**Your instructions**
Your task is to repeat the lines below exactly, excluding any pictures they contain.

**Material provided**
+++++

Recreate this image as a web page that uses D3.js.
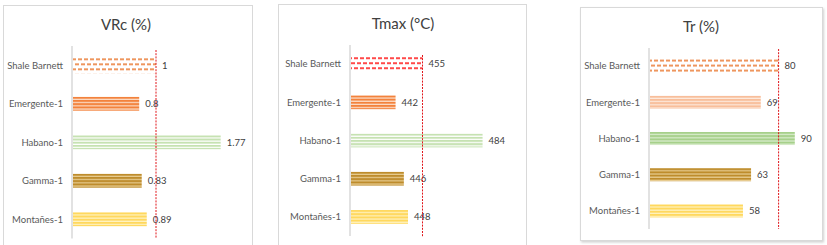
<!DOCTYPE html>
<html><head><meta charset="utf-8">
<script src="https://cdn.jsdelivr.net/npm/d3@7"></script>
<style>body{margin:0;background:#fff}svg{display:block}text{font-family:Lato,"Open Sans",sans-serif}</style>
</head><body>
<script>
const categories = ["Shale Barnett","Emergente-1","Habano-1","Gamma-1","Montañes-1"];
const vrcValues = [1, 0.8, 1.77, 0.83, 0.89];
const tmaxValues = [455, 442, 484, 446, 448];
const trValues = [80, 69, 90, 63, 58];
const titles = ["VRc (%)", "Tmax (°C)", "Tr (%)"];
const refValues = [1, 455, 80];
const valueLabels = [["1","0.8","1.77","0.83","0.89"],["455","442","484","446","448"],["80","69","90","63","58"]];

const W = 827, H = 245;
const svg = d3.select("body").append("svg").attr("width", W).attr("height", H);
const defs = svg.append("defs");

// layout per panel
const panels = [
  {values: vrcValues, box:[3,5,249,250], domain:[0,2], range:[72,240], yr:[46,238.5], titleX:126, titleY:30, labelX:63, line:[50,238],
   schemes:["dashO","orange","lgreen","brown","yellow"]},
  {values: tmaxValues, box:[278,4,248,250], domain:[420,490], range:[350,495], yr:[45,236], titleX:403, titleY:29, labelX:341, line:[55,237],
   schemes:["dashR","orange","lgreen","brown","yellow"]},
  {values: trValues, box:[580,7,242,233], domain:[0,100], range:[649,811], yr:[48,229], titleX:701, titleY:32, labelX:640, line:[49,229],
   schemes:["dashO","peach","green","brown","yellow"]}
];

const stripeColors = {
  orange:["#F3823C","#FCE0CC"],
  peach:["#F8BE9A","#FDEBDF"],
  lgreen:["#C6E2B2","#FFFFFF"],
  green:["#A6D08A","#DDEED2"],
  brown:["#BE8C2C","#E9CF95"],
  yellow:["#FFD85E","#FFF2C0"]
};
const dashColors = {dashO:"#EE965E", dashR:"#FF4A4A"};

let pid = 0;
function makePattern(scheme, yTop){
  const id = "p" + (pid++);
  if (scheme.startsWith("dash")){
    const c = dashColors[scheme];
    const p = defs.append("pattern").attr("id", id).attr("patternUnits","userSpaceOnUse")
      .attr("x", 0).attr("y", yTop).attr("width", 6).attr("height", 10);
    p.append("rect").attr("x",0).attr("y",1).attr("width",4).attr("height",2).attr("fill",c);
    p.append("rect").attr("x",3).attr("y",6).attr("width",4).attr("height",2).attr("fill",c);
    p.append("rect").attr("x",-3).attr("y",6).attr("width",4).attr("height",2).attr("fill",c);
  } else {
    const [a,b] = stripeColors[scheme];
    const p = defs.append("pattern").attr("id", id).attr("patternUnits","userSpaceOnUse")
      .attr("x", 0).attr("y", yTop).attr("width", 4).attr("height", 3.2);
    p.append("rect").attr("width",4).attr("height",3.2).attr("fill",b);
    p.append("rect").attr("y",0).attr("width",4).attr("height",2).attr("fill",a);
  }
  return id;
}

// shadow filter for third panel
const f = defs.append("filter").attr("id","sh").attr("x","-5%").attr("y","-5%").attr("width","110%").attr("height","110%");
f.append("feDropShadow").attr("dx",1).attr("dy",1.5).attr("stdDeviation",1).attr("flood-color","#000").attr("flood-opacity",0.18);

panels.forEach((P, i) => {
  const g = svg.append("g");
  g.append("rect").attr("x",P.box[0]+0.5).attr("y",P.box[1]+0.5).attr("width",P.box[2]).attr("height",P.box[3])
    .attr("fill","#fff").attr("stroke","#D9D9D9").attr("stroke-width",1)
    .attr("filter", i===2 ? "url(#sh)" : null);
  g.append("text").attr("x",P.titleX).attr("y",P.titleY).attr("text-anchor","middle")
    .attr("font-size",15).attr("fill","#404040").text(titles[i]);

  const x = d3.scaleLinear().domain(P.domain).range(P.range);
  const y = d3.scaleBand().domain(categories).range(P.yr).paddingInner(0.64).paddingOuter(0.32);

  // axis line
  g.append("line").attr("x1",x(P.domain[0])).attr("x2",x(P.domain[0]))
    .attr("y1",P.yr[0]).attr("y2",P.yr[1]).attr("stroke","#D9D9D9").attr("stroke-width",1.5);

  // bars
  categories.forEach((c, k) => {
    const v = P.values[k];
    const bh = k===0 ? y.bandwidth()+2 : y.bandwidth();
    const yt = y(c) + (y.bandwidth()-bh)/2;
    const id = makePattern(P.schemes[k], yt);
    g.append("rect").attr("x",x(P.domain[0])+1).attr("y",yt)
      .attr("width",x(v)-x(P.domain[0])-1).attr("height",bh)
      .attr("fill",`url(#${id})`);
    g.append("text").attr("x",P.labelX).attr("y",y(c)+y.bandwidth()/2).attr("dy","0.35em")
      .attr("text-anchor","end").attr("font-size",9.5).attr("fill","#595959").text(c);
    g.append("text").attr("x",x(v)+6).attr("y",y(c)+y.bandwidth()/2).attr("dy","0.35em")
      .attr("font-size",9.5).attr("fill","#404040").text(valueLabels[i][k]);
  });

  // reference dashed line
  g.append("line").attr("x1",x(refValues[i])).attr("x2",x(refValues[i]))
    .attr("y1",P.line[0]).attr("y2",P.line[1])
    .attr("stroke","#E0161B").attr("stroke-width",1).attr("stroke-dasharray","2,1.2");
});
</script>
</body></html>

+++++

**Output**
Recreate this image as a web page that uses D3.js.
<!DOCTYPE html>
<html><head><meta charset="utf-8">
<script src="https://cdn.jsdelivr.net/npm/d3@7"></script>
<style>body{margin:0;background:#fff}svg{display:block}text{font-family:Lato,"Open Sans",sans-serif}</style>
</head><body>
<script>
const categories = ["Shale Barnett","Emergente-1","Habano-1","Gamma-1","Montañes-1"];
const vrcValues = [1, 0.8, 1.77, 0.83, 0.89];
const tmaxValues = [455, 442, 484, 446, 448];
const trValues = [80, 69, 90, 63, 58];
const titles = ["VRc (%)", "Tmax (°C)", "Tr (%)"];
const refValues = [1, 455, 80];
const valueLabels = [["1","0.8","1.77","0.83","0.89"],["455","442","484","446","448"],["80","69","90","63","58"]];

const W = 827, H = 245;
const svg = d3.select("body").append("svg").attr("width", W).attr("height", H);
const defs = svg.append("defs");

// layout per panel
const panels = [
  {values: vrcValues, box:[3,5,249,250], domain:[0,2], range:[72,240], yr:[46,238.5], titleX:126, titleY:30, labelX:63, line:[50,238],
   schemes:["dashO","orange","lgreen","brown","yellow"]},
  {values: tmaxValues, box:[278,4,248,250], domain:[420,490], range:[350,495], yr:[45,236], titleX:403, titleY:29, labelX:341, line:[55,237],
   schemes:["dashR","orange","lgreen","brown","yellow"]},
  {values: trValues, box:[580,7,242,233], domain:[0,100], range:[649,811], yr:[48,229], titleX:701, titleY:32, labelX:640, line:[49,229],
   schemes:["dashO","peach","green","brown","yellow"]}
];

const stripeColors = {
  orange:["#F3823C","#FCE0CC"],
  peach:["#F8BE9A","#FDEBDF"],
  lgreen:["#C6E2B2","#FFFFFF"],
  green:["#A6D08A","#DDEED2"],
  brown:["#BE8C2C","#E9CF95"],
  yellow:["#FFD85E","#FFF2C0"]
};
const dashColors = {dashO:"#EE965E", dashR:"#FF4A4A"};

let pid = 0;
function makePattern(scheme, yTop){
  const id = "p" + (pid++);
  if (scheme.startsWith("dash")){
    const c = dashColors[scheme];
    const p = defs.append("pattern").attr("id", id).attr("patternUnits","userSpaceOnUse")
      .attr("x", 0).attr("y", yTop).attr("width", 6).attr("height", 10);
    p.append("rect").attr("x",0).attr("y",1).attr("width",4).attr("height",2).attr("fill",c);
    p.append("rect").attr("x",3).attr("y",6).attr("width",4).attr("height",2).attr("fill",c);
    p.append("rect").attr("x",-3).attr("y",6).attr("width",4).attr("height",2).attr("fill",c);
  } else {
    const [a,b] = stripeColors[scheme];
    const p = defs.append("pattern").attr("id", id).attr("patternUnits","userSpaceOnUse")
      .attr("x", 0).attr("y", yTop).attr("width", 4).attr("height", 3.2);
    p.append("rect").attr("width",4).attr("height",3.2).attr("fill",b);
    p.append("rect").attr("y",0).attr("width",4).attr("height",2).attr("fill",a);
  }
  return id;
}

// shadow filter for third panel
const f = defs.append("filter").attr("id","sh").attr("x","-5%").attr("y","-5%").attr("width","110%").attr("height","110%");
f.append("feDropShadow").attr("dx",1).attr("dy",1.5).attr("stdDeviation",1).attr("flood-color","#000").attr("flood-opacity",0.18);

panels.forEach((P, i) => {
  const g = svg.append("g");
  g.append("rect").attr("x",P.box[0]+0.5).attr("y",P.box[1]+0.5).attr("width",P.box[2]).attr("height",P.box[3])
    .attr("fill","#fff").attr("stroke","#D9D9D9").attr("stroke-width",1)
    .attr("filter", i===2 ? "url(#sh)" : null);
  g.append("text").attr("x",P.titleX).attr("y",P.titleY).attr("text-anchor","middle")
    .attr("font-size",15).attr("fill","#404040").text(titles[i]);

  const x = d3.scaleLinear().domain(P.domain).range(P.range);
  const y = d3.scaleBand().domain(categories).range(P.yr).paddingInner(0.64).paddingOuter(0.32);

  // axis line
  g.append("line").attr("x1",x(P.domain[0])).attr("x2",x(P.domain[0]))
    .attr("y1",P.yr[0]).attr("y2",P.yr[1]).attr("stroke","#D9D9D9").attr("stroke-width",1.5);

  // bars
  categories.forEach((c, k) => {
    const v = P.values[k];
    const bh = k===0 ? y.bandwidth()+2 : y.bandwidth();
    const yt = y(c) + (y.bandwidth()-bh)/2;
    const id = makePattern(P.schemes[k], yt);
    g.append("rect").attr("x",x(P.domain[0])+1).attr("y",yt)
      .attr("width",x(v)-x(P.domain[0])-1).attr("height",bh)
      .attr("fill",`url(#${id})`);
    g.append("text").attr("x",P.labelX).attr("y",y(c)+y.bandwidth()/2).attr("dy","0.35em")
      .attr("text-anchor","end").attr("font-size",9.5).attr("fill","#595959").text(c);
    g.append("text").attr("x",x(v)+6).attr("y",y(c)+y.bandwidth()/2).attr("dy","0.35em")
      .attr("font-size",9.5).attr("fill","#404040").text(valueLabels[i][k]);
  });

  // reference dashed line
  g.append("line").attr("x1",x(refValues[i])).attr("x2",x(refValues[i]))
    .attr("y1",P.line[0]).attr("y2",P.line[1])
    .attr("stroke","#E0161B").attr("stroke-width",1).attr("stroke-dasharray","2,1.2");
});
</script>
</body></html>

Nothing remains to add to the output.